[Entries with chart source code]
◆ ◆ ◆ ◆ ◆

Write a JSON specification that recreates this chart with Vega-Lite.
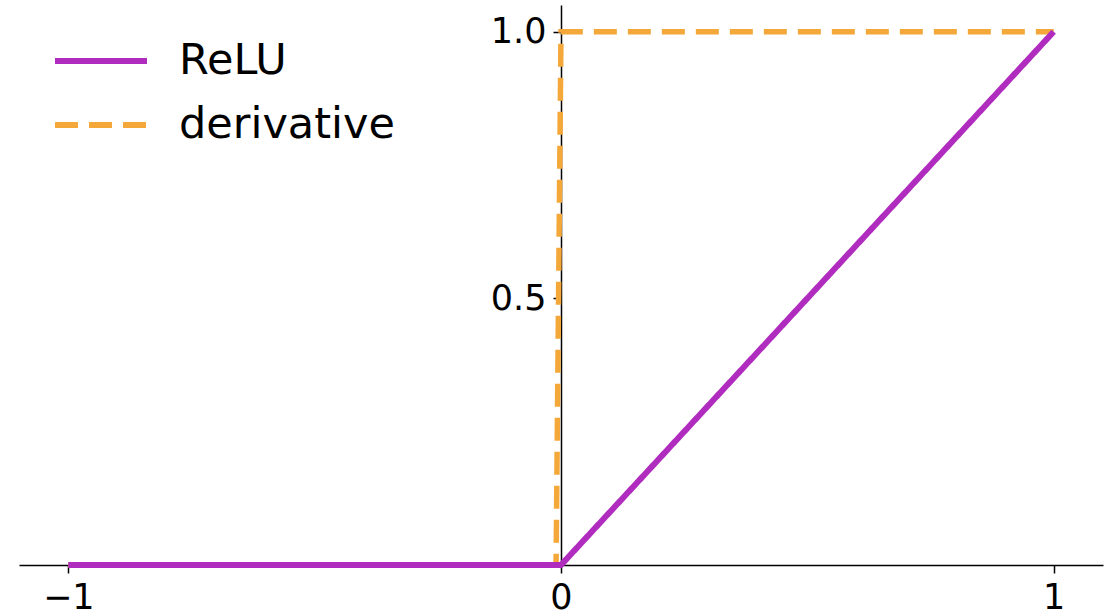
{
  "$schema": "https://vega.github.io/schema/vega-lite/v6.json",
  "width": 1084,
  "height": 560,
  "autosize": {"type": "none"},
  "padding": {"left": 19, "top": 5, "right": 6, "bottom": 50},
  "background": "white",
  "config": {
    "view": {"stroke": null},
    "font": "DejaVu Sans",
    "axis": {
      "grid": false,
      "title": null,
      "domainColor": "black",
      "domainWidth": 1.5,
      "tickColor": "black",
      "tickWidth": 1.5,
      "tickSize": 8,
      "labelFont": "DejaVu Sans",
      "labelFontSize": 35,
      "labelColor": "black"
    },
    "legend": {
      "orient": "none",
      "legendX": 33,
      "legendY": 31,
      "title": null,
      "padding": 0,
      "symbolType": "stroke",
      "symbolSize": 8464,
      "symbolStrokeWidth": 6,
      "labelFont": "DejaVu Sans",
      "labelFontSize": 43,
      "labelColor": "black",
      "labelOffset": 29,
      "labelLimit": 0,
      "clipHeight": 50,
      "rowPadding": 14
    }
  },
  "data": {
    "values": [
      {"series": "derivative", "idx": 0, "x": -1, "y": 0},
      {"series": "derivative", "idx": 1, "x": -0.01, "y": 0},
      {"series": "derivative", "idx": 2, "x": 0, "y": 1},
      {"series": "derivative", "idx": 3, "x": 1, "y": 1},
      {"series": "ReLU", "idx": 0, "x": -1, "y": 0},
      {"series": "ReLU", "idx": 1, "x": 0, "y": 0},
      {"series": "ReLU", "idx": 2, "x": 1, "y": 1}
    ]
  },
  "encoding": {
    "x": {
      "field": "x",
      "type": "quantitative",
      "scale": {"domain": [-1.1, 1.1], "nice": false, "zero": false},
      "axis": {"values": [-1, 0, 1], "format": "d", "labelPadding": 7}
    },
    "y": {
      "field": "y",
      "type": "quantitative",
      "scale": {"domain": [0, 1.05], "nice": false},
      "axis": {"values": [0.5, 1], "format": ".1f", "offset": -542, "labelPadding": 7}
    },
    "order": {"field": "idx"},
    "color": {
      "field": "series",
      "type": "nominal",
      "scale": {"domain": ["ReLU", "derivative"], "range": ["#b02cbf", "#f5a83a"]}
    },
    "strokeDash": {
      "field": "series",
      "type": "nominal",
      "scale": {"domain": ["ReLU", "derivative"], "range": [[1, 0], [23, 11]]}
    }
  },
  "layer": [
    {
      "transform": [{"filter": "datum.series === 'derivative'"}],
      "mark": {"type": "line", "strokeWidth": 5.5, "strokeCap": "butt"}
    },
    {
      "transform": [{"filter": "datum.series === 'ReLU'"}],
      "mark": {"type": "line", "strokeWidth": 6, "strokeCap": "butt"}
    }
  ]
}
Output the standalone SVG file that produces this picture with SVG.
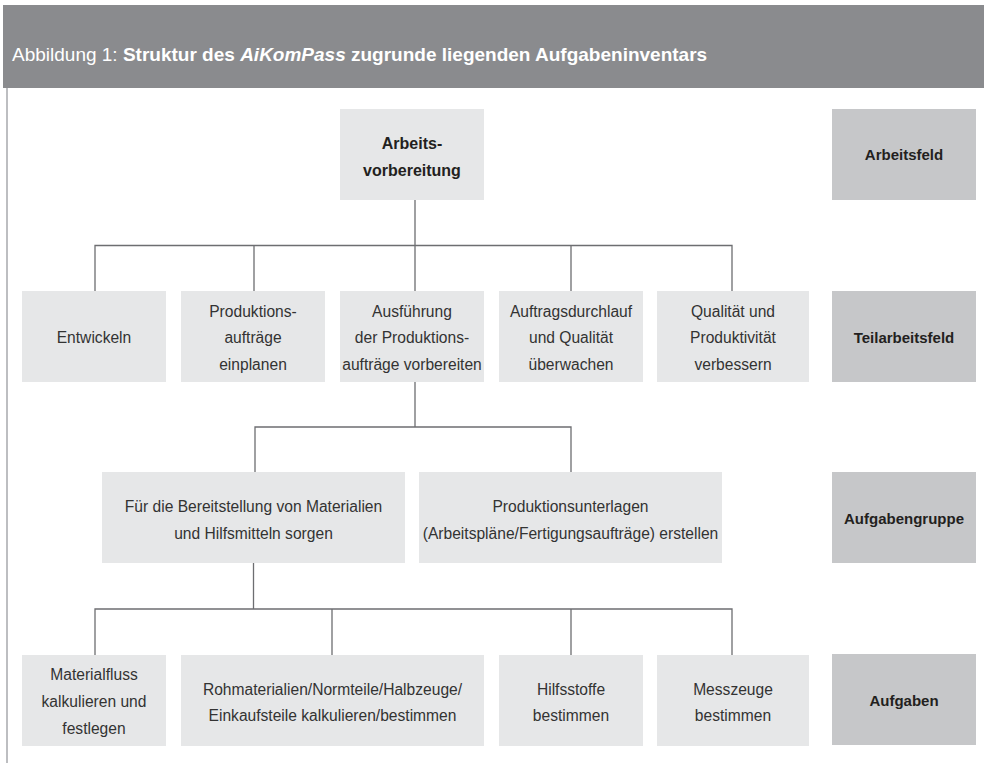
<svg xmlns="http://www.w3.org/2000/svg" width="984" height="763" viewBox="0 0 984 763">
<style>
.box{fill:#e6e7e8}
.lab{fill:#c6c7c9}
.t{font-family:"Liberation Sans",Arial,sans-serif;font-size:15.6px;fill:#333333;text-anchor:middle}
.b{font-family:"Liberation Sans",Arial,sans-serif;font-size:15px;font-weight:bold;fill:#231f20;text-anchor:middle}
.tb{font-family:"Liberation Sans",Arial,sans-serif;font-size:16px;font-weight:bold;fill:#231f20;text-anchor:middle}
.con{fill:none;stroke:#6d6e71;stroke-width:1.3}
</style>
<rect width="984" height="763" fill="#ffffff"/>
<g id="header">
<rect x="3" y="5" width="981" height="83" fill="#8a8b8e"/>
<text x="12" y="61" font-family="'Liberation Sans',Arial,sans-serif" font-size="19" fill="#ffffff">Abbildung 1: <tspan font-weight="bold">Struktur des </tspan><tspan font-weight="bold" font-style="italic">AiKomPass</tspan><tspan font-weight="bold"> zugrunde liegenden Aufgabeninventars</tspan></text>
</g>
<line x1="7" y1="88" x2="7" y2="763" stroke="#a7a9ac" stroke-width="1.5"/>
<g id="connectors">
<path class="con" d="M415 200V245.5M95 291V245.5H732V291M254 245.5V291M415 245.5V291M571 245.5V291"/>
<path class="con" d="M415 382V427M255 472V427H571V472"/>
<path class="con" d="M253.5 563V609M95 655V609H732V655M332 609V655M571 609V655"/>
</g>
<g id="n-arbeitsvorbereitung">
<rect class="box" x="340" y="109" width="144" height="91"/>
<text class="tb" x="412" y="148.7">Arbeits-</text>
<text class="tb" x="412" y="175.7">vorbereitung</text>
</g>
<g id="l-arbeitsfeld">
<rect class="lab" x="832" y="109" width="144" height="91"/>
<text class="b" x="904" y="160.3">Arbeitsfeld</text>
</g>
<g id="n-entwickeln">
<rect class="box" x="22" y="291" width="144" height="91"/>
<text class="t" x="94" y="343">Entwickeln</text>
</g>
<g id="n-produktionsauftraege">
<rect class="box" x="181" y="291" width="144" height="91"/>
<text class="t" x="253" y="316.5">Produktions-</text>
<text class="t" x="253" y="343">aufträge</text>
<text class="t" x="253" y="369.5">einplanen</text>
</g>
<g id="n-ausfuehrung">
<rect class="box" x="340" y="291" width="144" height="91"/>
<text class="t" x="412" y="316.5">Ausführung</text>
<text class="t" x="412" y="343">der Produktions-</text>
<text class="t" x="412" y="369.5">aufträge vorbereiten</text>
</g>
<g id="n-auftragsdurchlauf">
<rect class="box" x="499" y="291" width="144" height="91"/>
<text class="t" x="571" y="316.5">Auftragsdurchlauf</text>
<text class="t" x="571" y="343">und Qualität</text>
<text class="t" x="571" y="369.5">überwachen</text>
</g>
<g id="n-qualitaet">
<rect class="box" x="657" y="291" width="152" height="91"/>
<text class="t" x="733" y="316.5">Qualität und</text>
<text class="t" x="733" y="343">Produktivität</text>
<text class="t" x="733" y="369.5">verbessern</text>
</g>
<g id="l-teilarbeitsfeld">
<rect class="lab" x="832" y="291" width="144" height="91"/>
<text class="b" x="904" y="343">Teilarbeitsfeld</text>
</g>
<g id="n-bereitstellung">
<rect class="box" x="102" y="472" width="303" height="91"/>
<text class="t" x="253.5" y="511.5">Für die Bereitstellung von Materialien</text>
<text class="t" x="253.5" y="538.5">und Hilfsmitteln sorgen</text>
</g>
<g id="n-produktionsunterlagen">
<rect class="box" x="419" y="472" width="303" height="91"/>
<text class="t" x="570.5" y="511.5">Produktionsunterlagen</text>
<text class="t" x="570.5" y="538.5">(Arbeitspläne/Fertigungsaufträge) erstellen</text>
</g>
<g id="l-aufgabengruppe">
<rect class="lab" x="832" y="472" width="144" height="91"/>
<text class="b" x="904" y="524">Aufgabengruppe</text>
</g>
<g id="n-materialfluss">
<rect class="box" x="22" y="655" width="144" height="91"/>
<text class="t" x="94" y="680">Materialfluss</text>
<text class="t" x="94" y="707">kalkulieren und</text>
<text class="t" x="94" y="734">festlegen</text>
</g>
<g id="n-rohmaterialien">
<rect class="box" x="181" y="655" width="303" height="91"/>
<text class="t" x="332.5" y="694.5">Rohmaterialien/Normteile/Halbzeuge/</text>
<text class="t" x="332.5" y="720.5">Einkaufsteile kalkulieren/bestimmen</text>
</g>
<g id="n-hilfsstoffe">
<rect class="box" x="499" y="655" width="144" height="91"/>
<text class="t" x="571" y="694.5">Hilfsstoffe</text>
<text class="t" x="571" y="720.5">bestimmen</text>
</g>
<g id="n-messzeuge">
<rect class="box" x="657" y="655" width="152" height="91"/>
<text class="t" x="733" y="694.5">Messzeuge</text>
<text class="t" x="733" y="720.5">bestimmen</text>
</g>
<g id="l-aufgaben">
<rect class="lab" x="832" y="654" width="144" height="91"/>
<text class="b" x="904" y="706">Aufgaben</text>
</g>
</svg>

◆ ◆ ◆ ◆ ◆

**Task details**. Among the lines above, how many contain the string "this"? State the number alone.

**Correct result**. 2